# Resetting Disc Brake Piston - Pulled Brake w/Wheel Removed (front)



## Rex32 (Apr 13, 2008)

Hey Guys,

I pulled the front wheel off of my 08 Trek Fuel EX 9 the other day and pulled front brake lever by accident. My buddy said the piston is now fully extended and I need to remove the pads and force the piston all the way back. I have done this before on my car, but never on a bike.

The brakes are Avid Juicy Seven's, how do I go about removing the pads and resetting the piston?


Thanks,

Mike


----------



## InvictaS1 (Mar 19, 2005)

don't remove the pads. just get a flat head screwdriver and gently push the pads apart. push the pads apart until there is enough room to clear your brake discs.


----------



## nachomc (Apr 26, 2006)

If he's not extremely careful he could gouge and ruin the pads.

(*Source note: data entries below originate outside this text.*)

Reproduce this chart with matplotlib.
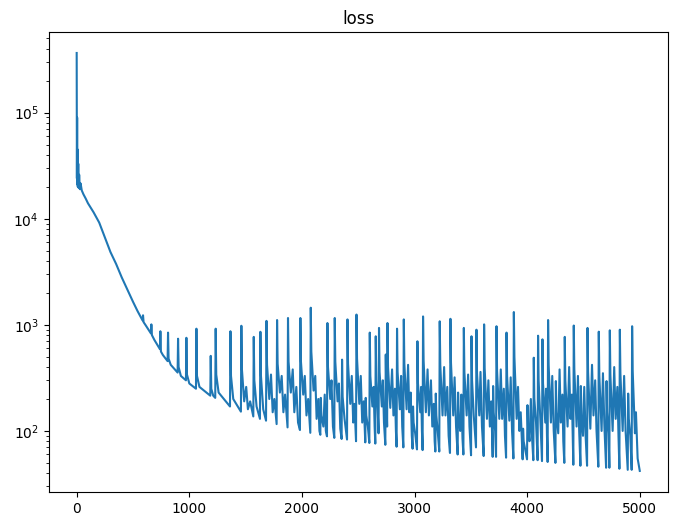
import matplotlib
matplotlib.use("Agg")
import matplotlib.pyplot as plt

# loss values (step, loss)
warmup_points = [
    (0, 365000), (2, 24000), (4, 90000), (6, 21000), (8, 45000), (10, 20000),
    (14, 33000), (18, 19500), (22, 26000), (28, 19000), (35, 21500), (45, 18500),
    (60, 17000), (80, 15500), (100, 14000), (150, 11500), (200, 9200),
    (250, 6700), (300, 4850), (350, 3750), (400, 2800), (450, 2150),
    (500, 1650), (540, 1350),
]

early_spikes = [
    (585, 1100), (589, 1230), (594, 1060), (610, 1000),
    (659, 830), (663, 1010), (668, 800), (690, 720),
    (739, 590), (743, 870), (748, 560), (765, 520),
    (807, 455), (811, 845), (816, 480), (835, 420),
    (896, 355), (900, 740), (905, 400), (925, 330),
    (970, 300), (974, 755), (979, 340), (1000, 280),
    (1059, 250), (1063, 920), (1068, 330), (1090, 260),
    (1186, 215), (1190, 510), (1195, 250), (1212, 215),
    (1230, 205), (1234, 920), (1239, 340), (1260, 230),
    (1361, 170), (1365, 870), (1370, 330), (1390, 200),
    (1458, 152), (1462, 980), (1467, 380), (1487, 190),
    (1505, 260), (1520, 160), (1540, 190),
    (1568, 137), (1572, 770), (1577, 300), (1597, 170),
    (1627, 130), (1631, 860), (1636, 330), (1656, 160),
    (1681, 125), (1685, 1090), (1690, 420), (1710, 200),
    (1725, 340), (1740, 150), (1755, 200),
    (1775, 116), (1779, 1110), (1784, 430), (1804, 230),
    (1820, 330), (1835, 150), (1850, 220),
    (1872, 108), (1876, 1160), (1881, 450), (1901, 230),
    (1918, 380), (1932, 150), (1950, 260), (1965, 120),
    (1982, 102), (1986, 1160), (1991, 450), (2011, 220),
    (2025, 330), (2040, 140), (2055, 200),
    (2074, 96), (2078, 1450), (2083, 560), (2103, 240),
    (2118, 330), (2130, 130), (2145, 200), (2155, 100),
    (2163, 92), (2167, 205), (2172, 140), (2190, 110),
    (2202, 220), (2212, 100),
    (2222, 89), (2226, 1040), (2231, 400), (2251, 200),
    (2262, 300), (2275, 110),
    (2287, 86), (2291, 1160), (2296, 450), (2316, 190),
    (2328, 280), (2340, 105),
    (2352, 84), (2356, 470), (2361, 210), (2378, 130),
    (2400, 83), (2404, 1125), (2409, 430), (2429, 180),
    (2442, 330), (2455, 120), (2466, 180),
    (2480, 80), (2484, 1250), (2489, 480), (2509, 180),
    (2522, 330), (2535, 120), (2548, 190),
]

late_spikes = [
    (2562, 78), (2566, 205), (2571, 140), (2585, 110),
    (2598, 77), (2602, 845), (2607, 330), (2625, 170),
    (2636, 260), (2645, 110),
    (2651, 76), (2655, 780), (2660, 300), (2672, 160),
    (2680, 95), (2684, 935), (2689, 360), (2709, 170),
    (2718, 300), (2728, 120),
    (2740, 74), (2744, 525), (2749, 220), (2755, 130),
    (2756, 110), (2759, 1040), (2764, 400), (2784, 165),
    (2800, 380), (2812, 140), (2825, 250), (2834, 100),
    (2840, 71), (2844, 920), (2849, 360), (2869, 160),
    (2880, 330), (2890, 110),
    (2900, 70), (2904, 1125), (2909, 430), (2929, 160),
    (2942, 420), (2953, 150), (2965, 230), (2975, 90),
    (2982, 68), (2986, 170), (2991, 120), (3005, 95),
    (3021, 67), (3025, 700), (3030, 280), (3050, 150),
    (3058, 260), (3065, 100),
    (3071, 66), (3075, 1200), (3080, 460), (3100, 150),
    (3115, 380), (3127, 140), (3145, 300), (3157, 110), (3170, 180), (3178, 80),
    (3184, 64), (3188, 225), (3193, 140), (3205, 100),
    (3219, 64), (3223, 1080), (3228, 420), (3248, 140),
    (3262, 400), (3274, 140), (3290, 260), (3302, 90),
    (3314, 62), (3318, 1140), (3323, 440), (3343, 140),
    (3355, 320), (3368, 110),
    (3382, 60), (3386, 230), (3391, 140), (3405, 100),
    (3415, 220), (3425, 85),
    (3433, 60), (3437, 935), (3442, 360), (3462, 140),
    (3475, 340), (3487, 110),
    (3501, 59), (3505, 780), (3510, 300), (3525, 140),
    (3545, 70), (3549, 900), (3554, 350), (3574, 140),
    (3585, 360), (3598, 110),
    (3613, 58), (3617, 1010), (3622, 390), (3642, 130),
    (3655, 300), (3668, 110), (3680, 190),
    (3693, 57), (3697, 265), (3702, 150), (3715, 100),
    (3723, 57), (3727, 970), (3732, 370), (3752, 130),
    (3765, 380), (3777, 130), (3792, 250), (3802, 90),
    (3812, 56), (3816, 845), (3821, 330), (3841, 125),
    (3853, 320), (3865, 100),
    (3877, 55), (3881, 1320), (3886, 500), (3906, 130),
    (3918, 260), (3930, 100), (3942, 150),
    (3959, 54), (3963, 105), (3968, 80),
    (3998, 54), (4002, 175), (4007, 110), (4020, 80),
    (4032, 200), (4043, 85),
    (4054, 53), (4058, 490), (4063, 200), (4078, 120),
    (4092, 53), (4096, 790), (4101, 300), (4116, 130),
    (4131, 52), (4135, 730), (4140, 280), (4160, 120),
    (4168, 250), (4175, 90),
    (4181, 51), (4185, 1110), (4190, 420), (4210, 120),
    (4222, 330), (4235, 100),
    (4250, 50), (4254, 295), (4259, 150), (4275, 95),
    (4287, 380), (4298, 120), (4312, 220), (4320, 80),
    (4329, 50), (4333, 770), (4338, 300), (4358, 110),
    (4372, 400), (4384, 130), (4396, 220),
    (4409, 48), (4413, 985), (4418, 380), (4438, 110),
    (4450, 330), (4461, 100),
    (4472, 47), (4476, 265), (4481, 140), (4495, 90),
    (4506, 260), (4518, 90),
    (4531, 47), (4535, 935), (4540, 360), (4560, 105),
    (4575, 420), (4588, 140), (4603, 300), (4615, 100),
    (4631, 46), (4635, 862), (4640, 330), (4660, 100),
    (4672, 350), (4685, 110),
    (4700, 45), (4704, 295), (4709, 150), (4722, 95),
    (4729, 45), (4733, 888), (4738, 340), (4758, 100),
    (4772, 400), (4785, 130), (4800, 260), (4810, 90),
    (4818, 44), (4822, 900), (4827, 350), (4847, 100),
    (4860, 330), (4873, 100),
    (4892, 43), (4896, 225), (4901, 130), (4915, 90),
    (4927, 43), (4931, 970), (4936, 370), (4956, 95),
    (4965, 150), (4980, 55), (4999, 42),
]

points = warmup_points + early_spikes + late_spikes
steps = [p[0] for p in points]
loss = [p[1] for p in points]

fig = plt.figure(figsize=(6.74, 5.26), dpi=100)
fig.subplots_adjust(left=0.072, right=0.991, top=0.939, bottom=0.065)
plt.plot(steps, loss, linewidth=1.5)
plt.yscale('log')
plt.title('loss')
plt.savefig("out.png", dpi=100)
plt.close()
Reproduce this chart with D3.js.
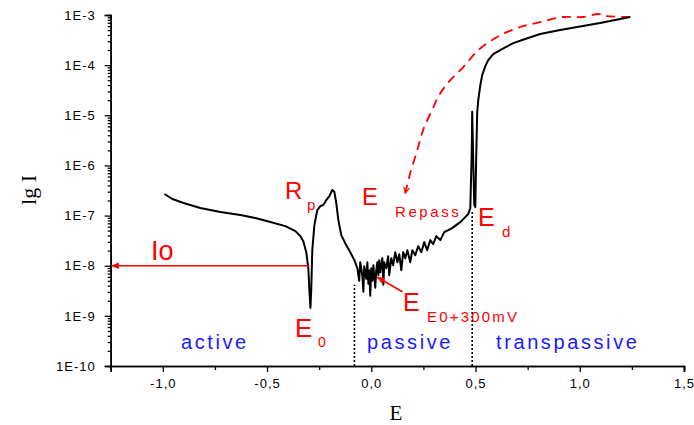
<!DOCTYPE html>
<html>
<head>
<meta charset="utf-8">
<script src="https://cdn.jsdelivr.net/npm/d3@7"></script>
<style>
  body { margin: 0; background: #fff; }
  svg text { font-family: "Liberation Sans", Arial, sans-serif; }
</style>
</head>
<body>
<div id="chart"></div>
<script>
// forward scan (black): potential E (V) and lg I
var scanE = [-0.992, -0.954, -0.901, -0.820, -0.724, -0.628, -0.556, -0.484, -0.412, -0.364,
  -0.340, -0.326, -0.312, -0.302, -0.297, -0.292, -0.288, -0.283, -0.273, -0.259,
  -0.244, -0.230, -0.216, -0.201, -0.187, -0.177, -0.168, -0.158, -0.144, -0.125,
  -0.101, -0.081, -0.067, -0.058, -0.053, -0.043, -0.038, -0.034, -0.024, -0.019,
  -0.014, -0.010, -0.005, 0.000, 0.005, 0.010, 0.019, 0.024, 0.029, 0.034,
  0.038, 0.043, 0.053, 0.058, 0.062, 0.072, 0.081, 0.086, 0.096, 0.105,
  0.115, 0.125, 0.134, 0.144, 0.153, 0.163, 0.173, 0.187, 0.197, 0.211,
  0.225, 0.240, 0.254, 0.268, 0.283, 0.297, 0.312, 0.331, 0.350, 0.369,
  0.388, 0.407, 0.427, 0.446, 0.465, 0.475, 0.482, 0.484, 0.489, 0.494,
  0.499, 0.503, 0.508, 0.513, 0.523, 0.532, 0.547, 0.561, 0.585, 0.618,
  0.681, 0.738, 0.810, 0.906, 0.988, 1.098, 1.170, 1.242];
var scanLg = [-6.57, -6.67, -6.75, -6.85, -6.93, -6.99, -7.05, -7.13, -7.21, -7.31,
  -7.41, -7.51, -7.73, -8.05, -8.48, -8.84, -8.48, -7.69, -7.19, -6.89,
  -6.81, -6.79, -6.69, -6.61, -6.49, -6.53, -6.75, -7.09, -7.39, -7.55,
  -7.73, -7.89, -8.05, -8.30, -7.93, -8.19, -8.52, -8.01, -8.26, -7.93,
  -8.36, -8.09, -8.60, -8.05, -8.30, -7.99, -8.44, -8.09, -7.93, -8.19,
  -7.89, -8.13, -7.85, -8.38, -7.93, -8.05, -7.81, -8.19, -7.85, -7.99,
  -7.73, -7.93, -7.77, -8.09, -7.73, -7.85, -7.69, -7.93, -7.69, -7.79,
  -7.61, -7.73, -7.53, -7.69, -7.49, -7.57, -7.41, -7.49, -7.33, -7.29,
  -7.25, -7.19, -7.13, -7.05, -6.97, -6.85, -5.69, -4.93, -5.89, -6.79,
  -6.83, -5.89, -4.95, -4.70, -4.40, -4.20, -4.02, -3.90, -3.78, -3.70,
  -3.56, -3.48, -3.38, -3.30, -3.24, -3.16, -3.10, -3.04];

// reverse scan (red dashed)
var backE = [1.242, 1.122, 1.088, 1.016, 0.920, 0.810, 0.700, 0.604, 0.513, 0.441,
  0.379, 0.331, 0.292, 0.249, 0.221, 0.187, 0.163];
var backLg = [-3.04, -3.02, -2.98, -3.04, -3.04, -3.14, -3.26, -3.44, -3.70, -4.04,
  -4.30, -4.56, -4.89, -5.29, -5.69, -6.15, -6.55];

var xTicks = [-1.0, -0.5, 0.0, 0.5, 1.0, 1.5];
var xMinor = [-1.25, -0.75, -0.25, 0.25, 0.75, 1.25];
var yTicks = [1e-10, 1e-9, 1e-8, 1e-7, 1e-6, 1e-5, 1e-4, 1e-3];

var width = 694, height = 425;
var red = '#ff0000', blue = '#1a1aff';

var svg = d3.select('#chart').append('svg')
    .attr('width', width)
    .attr('height', height);

var x = d3.scaleLinear().domain([-1.25, 1.5]).range([110.7, 684]);
var y = d3.scaleLog().domain([1e-10, 1e-3]).range([366, 15]);

var defs = svg.append('defs');
defs.append('marker')
    .attr('id', 'arrow')
    .attr('viewBox', '0 0 10 10')
    .attr('refX', 9).attr('refY', 5)
    .attr('markerWidth', 5).attr('markerHeight', 5)
    .attr('markerUnits', 'strokeWidth')
    .attr('orient', 'auto')
  .append('path')
    .attr('d', 'M0,1L10,5L0,9z')
    .attr('fill', red);
defs.append('marker')
    .attr('id', 'openarrow')
    .attr('viewBox', '0 0 10 10')
    .attr('refX', 9).attr('refY', 5)
    .attr('markerWidth', 4).attr('markerHeight', 4)
    .attr('markerUnits', 'strokeWidth')
    .attr('orient', 'auto')
  .append('path')
    .attr('d', 'M1,1L9,5L1,9')
    .attr('fill', 'none')
    .attr('stroke', red)
    .attr('stroke-width', 1.6);

// axes
var minorY = [];
yTicks.slice(0, -1).forEach(function(d) {
  for (var k = 2; k < 10; k++) minorY.push(d * k);
});

function fmtX(d) {
  return (d < 0 ? '-' : '') + Math.abs(d).toFixed(1).replace('.', ',');
}

svg.append('g')
    .attr('transform', 'translate(' + x.range()[0] + ',0)')
    .call(d3.axisLeft(y).tickValues(minorY).tickSize(3).tickFormat(''));
svg.append('g')
    .attr('transform', 'translate(' + x.range()[0] + ',0)')
    .call(d3.axisLeft(y).tickValues(yTicks).tickSize(6).tickPadding(9)
      .tickFormat(function(d) { return '1E' + Math.round(Math.log10(d)); }));

svg.append('g')
    .attr('transform', 'translate(0,' + y.range()[0] + ')')
    .call(d3.axisBottom(x).tickValues(xMinor).tickSize(4).tickFormat(''));
svg.append('g')
    .attr('transform', 'translate(0,' + y.range()[0] + ')')
    .call(d3.axisBottom(x).tickValues(xTicks).tickSize(6).tickPadding(7).tickFormat(fmtX));

svg.selectAll('.domain').attr('stroke', '#000').attr('stroke-width', 1.6);
svg.selectAll('.tick line').attr('stroke', '#000').attr('stroke-width', 1.3);
svg.selectAll('.tick text')
    .attr('font-size', 13)
    .attr('letter-spacing', 1)
    .attr('fill', '#000')
    .style('font-family', '"Liberation Sans", Arial, sans-serif');

// axis titles
svg.append('text')
    .attr('transform', 'translate(36,190) rotate(-90)')
    .attr('text-anchor', 'middle')
    .attr('font-size', 22)
    .style('font-family', '"Liberation Serif", "Times New Roman", serif')
    .text('lg I');
svg.append('text')
    .attr('x', 396).attr('y', 420)
    .attr('text-anchor', 'middle')
    .attr('font-size', 21)
    .style('font-family', '"Liberation Serif", "Times New Roman", serif')
    .text('E');

// dotted boundaries
var bounds = [{e: -0.081, top: Math.pow(10, -8.38)}, {e: 0.484, top: Math.pow(10, -6.93)}];
svg.selectAll('line.bound')
    .data(bounds)
  .enter().append('line')
    .attr('class', 'bound')
    .attr('x1', function(d) { return x(d.e); })
    .attr('x2', function(d) { return x(d.e); })
    .attr('y1', y(1e-10))
    .attr('y2', function(d) { return y(d.top); })
    .attr('stroke', '#000')
    .attr('stroke-width', 1.6)
    .attr('stroke-dasharray', '2,2');

var line = d3.line()
    .x(function(d) { return x(d[0]); })
    .y(function(d) { return y(Math.pow(10, d[1])); });
var smooth = d3.line()
    .x(function(d) { return x(d[0]); })
    .y(function(d) { return y(Math.pow(10, d[1])); })
    .curve(d3.curveCatmullRom);

var scan = d3.zip(scanE, scanLg);
var back = d3.zip(backE, backLg);

svg.append('path')
    .datum(back)
    .attr('d', smooth)
    .attr('fill', 'none')
    .attr('stroke', red)
    .attr('stroke-width', 1.8)
    .attr('stroke-dasharray', '9,6')
    .attr('marker-end', 'url(#openarrow)');

svg.append('path')
    .datum(scan)
    .attr('d', line)
    .attr('fill', 'none')
    .attr('stroke', '#000')
    .attr('stroke-width', 2)
    .attr('stroke-linejoin', 'round');

// Io arrow
svg.append('line')
    .attr('x1', x(-0.30)).attr('y1', y(1e-8))
    .attr('x2', x(-1.25) + 1).attr('y2', y(1e-8))
    .attr('stroke', red)
    .attr('stroke-width', 1.6)
    .attr('marker-end', 'url(#arrow)');

// E0+300mV arrow
svg.append('line')
    .attr('x1', x(0.149)).attr('y1', y(Math.pow(10, -8.52)))
    .attr('x2', x(0.029)).attr('y2', y(Math.pow(10, -8.23)))
    .attr('stroke', red)
    .attr('stroke-width', 1.6)
    .attr('marker-end', 'url(#arrow)');

// annotations
var labels = [
  {t: 'Io', x: 151, y: 260, s: 27, c: red},
  {t: 'R', x: 285, y: 199, s: 24, c: red},
  {t: 'p', x: 307, y: 210, s: 15, c: red},
  {t: 'E', x: 362, y: 205, s: 24, c: red},
  {t: 'Repass', x: 395, y: 217, s: 15, c: red, ls: 2.6},
  {t: 'E', x: 478, y: 226, s: 25, c: red},
  {t: 'd', x: 502, y: 237, s: 15, c: red},
  {t: 'E', x: 295, y: 337, s: 26, c: red},
  {t: '0', x: 318, y: 347, s: 14, c: red},
  {t: 'E', x: 403, y: 311, s: 25, c: red},
  {t: 'E0+300mV', x: 427, y: 322, s: 15, c: red, ls: 2.2},
  {t: 'active', x: 181, y: 349, s: 20, c: blue, ls: 2.6},
  {t: 'passive', x: 367, y: 349, s: 20, c: blue, ls: 2.6},
  {t: 'transpassive', x: 496, y: 349, s: 20, c: blue, ls: 2.6}
];
svg.selectAll('text.note')
    .data(labels)
  .enter().append('text')
    .attr('class', 'note')
    .attr('x', function(d) { return d.x; })
    .attr('y', function(d) { return d.y; })
    .attr('font-size', function(d) { return d.s; })
    .attr('letter-spacing', function(d) { return d.ls || 0; })
    .attr('fill', function(d) { return d.c; })
    .text(function(d) { return d.t; });
</script>
</body>
</html>
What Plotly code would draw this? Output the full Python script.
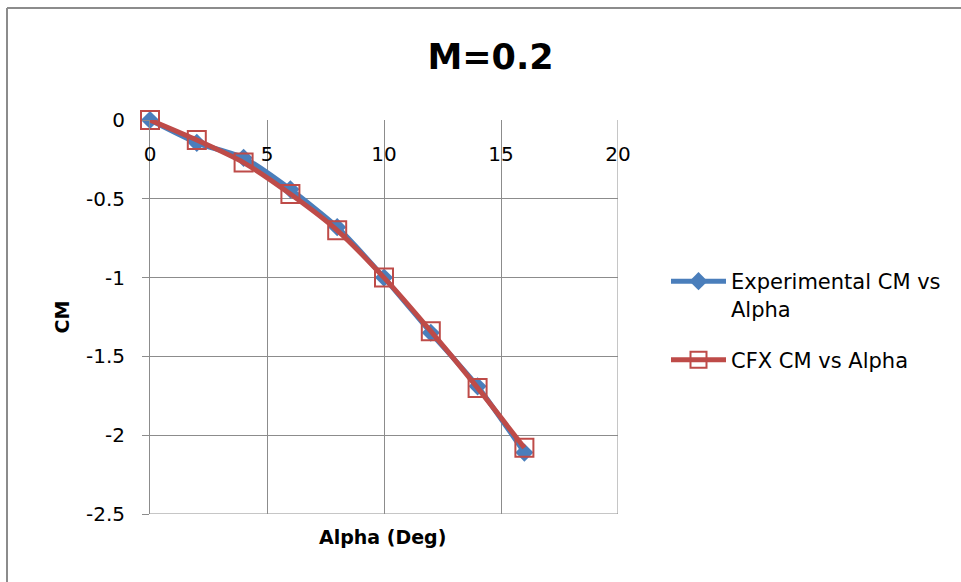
import plotly.graph_objects as go

alpha = [0, 2, 4, 6, 8, 10, 12, 14, 16]
cm_experimental = [0.0, -0.145, -0.24, -0.44, -0.68, -1.0, -1.35, -1.69, -2.11]
cm_cfx = [0.0, -0.127, -0.27, -0.47, -0.70, -1.0, -1.34, -1.70, -2.08]

x_ticks = [0, 5, 10, 15, 20]
y_ticks = [0, -0.5, -1, -1.5, -2, -2.5]
y_tick_labels = ["0", "-0.5", "-1", "-1.5", "-2", "-2.5"]

FONT = "DejaVu Sans"
GRID = "#8c8c8c"

fig = go.Figure()
fig.add_trace(go.Scatter(
    x=alpha, y=cm_experimental, mode="lines+markers",
    name="Experimental CM vs<br>Alpha", legendgroup="exp",
    line=dict(color="#4A7EBB", width=5, shape="spline", smoothing=0.6),
    marker=dict(symbol="diamond", size=14, color="#4A7EBB"),
    cliponaxis=False,
))
fig.add_trace(go.Scatter(
    x=alpha, y=cm_cfx, mode="lines+markers",
    name="CFX CM vs Alpha", legendgroup="cfx",
    line=dict(color="#BE4B48", width=5, shape="spline", smoothing=0.6),
    marker=dict(symbol="square-open", size=18, color="#BE4B48", line=dict(width=2, color="#BE4B48")),
    cliponaxis=False,
))

L, R, T, B = 150, 618, 120, 514
W, H = 961, 582

fig.update_layout(
    width=W, height=H,
    margin=dict(l=L, r=W - R, t=T, b=H - B),
    paper_bgcolor="white", plot_bgcolor="white",
    font=dict(family=FONT, size=20, color="#000000"),
    title=dict(text="<b>M=0.2</b>", x=490.5 / W, xanchor="center", yref="container", y=1 - 57 / H,
               yanchor="middle", font=dict(family=FONT, size=35, color="#000000")),
    showlegend=True,
    legend=dict(x=(666 - L) / (R - L), y=(B - 261) / (B - T), xanchor="left", yanchor="top",
                font=dict(family=FONT, size=21), itemwidth=55, traceorder="grouped",
                tracegroupgap=21, valign="top", bgcolor="rgba(0,0,0,0)"),
    xaxis=dict(range=[0, 20], tickvals=x_ticks, showgrid=True, gridcolor=GRID, gridwidth=1,
               anchor="free", position=1, side="bottom", showline=False, zeroline=False,
               ticks="outside", ticklen=16, tickcolor="rgba(0,0,0,0)",
               tickfont=dict(family=FONT, size=20)),
    yaxis=dict(range=[-2.5, 0], tickvals=y_ticks, ticktext=y_tick_labels, showgrid=True, gridcolor=GRID,
               gridwidth=1, showline=True, linecolor=GRID, linewidth=1, zeroline=False,
               ticks="outside", ticklen=7, tickcolor=GRID, ticklabelstandoff=13,
               tickfont=dict(family=FONT, size=20)),
)

# axis titles
fig.add_annotation(text="<b>Alpha (Deg)</b>", xref="paper", yref="paper",
                   x=(382.5 - L) / (R - L), y=(B - 537) / (B - T), xanchor="center", yanchor="middle",
                   showarrow=False, font=dict(family=FONT, size=19, color="#000000"))
fig.add_annotation(text="<b>CM</b>", xref="paper", yref="paper", textangle=-90,
                   x=(61 - L) / (R - L), y=(B - 317.5) / (B - T), xanchor="center", yanchor="middle",
                   showarrow=False, font=dict(family=FONT, size=19, color="#000000"))

# plot-area edges at x=20 and y=-2.5
fig.add_shape(type="line", xref="x", yref="paper", x0=20, x1=20, y0=0, y1=1,
              line=dict(color=GRID, width=1), layer="below")
fig.add_shape(type="line", xref="paper", yref="y", x0=0, x1=1, y0=-2.5, y1=-2.5,
              line=dict(color=GRID, width=1), layer="below")

# chart frame (top and left edges visible)
fx0 = (7 - L) / (R - L)
fy0 = (B - 8) / (B - T)
fig.add_shape(type="line", xref="paper", yref="paper", x0=fx0, x1=(W + 5 - L) / (R - L), y0=fy0, y1=fy0,
              line=dict(color="#8c8c8c", width=2))
fig.add_shape(type="line", xref="paper", yref="paper", x0=fx0, x1=fx0, y0=fy0, y1=(B - H - 5) / (B - T),
              line=dict(color="#8c8c8c", width=2))

fig.write_html("out.html")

Juicy 7 pads should have a small retainer clip on the top of the caliper. Gingerly remove that, then the pads should slide out through the top of the caliper. Once they're out, use a flat head screwdriver to push the pistons back in to the caliper body.

If the pads won't slide out, you may be forced to use a flat head to pry them apart.


----------



## keen (Jan 13, 2004)

nachomc said:


> If he's not extremely careful he could gouge and ruin the pads.
> 
> Juicy 7 pads should have a small retainer clip on the top of the caliper. Gingerly remove that, then the pads should slide out through the top of the caliper. Once they're out, use a flat head screwdriver to push the pistons back in to the caliper body.
> 
> If the pads won't slide out, you may be forced to use a flat head to pry them apart.


I'd rather push the pads in than risk chipping / damaging a piston. I have pushed in dozens of pads w/ screwdrivers, plastic tire irons, butter knives etc.


----------



## dan0 (Oct 12, 2005)

either way works, just be carefull


----------



## zebrahum (Jun 29, 2005)

if you pull the pads, don't press on the pins in the center of the pistons, they can break off. Use a 10-12mm box end wrench and make sure the pistons go in straight. Or wrap that screwdriver blade in electrical tape. No matter what you use, make sure you clean it with alcohol before you go jamming it against the pads.


----------



## nachomc (Apr 26, 2006)

keen said:


> I'd rather push the pads in than risk chipping / damaging a piston. I have pushed in dozens of pads w/ screwdrivers, plastic tire irons, butter knives etc.


I've never chipped a piston..seems much less likely than messing up the pad. Both do work though so to each his (their) own.


----------



## JimC. (Dec 30, 2003)

*At the risk of sounding like a lecture...*

you might want to read the disc brake FAQ, upper right, in the BRAKES forum. That way if you have an issue on the trail, you'll know what to do. The alternative is a long walk home while 1/2 carrying the bike &/or wheel(s).

Jim


----------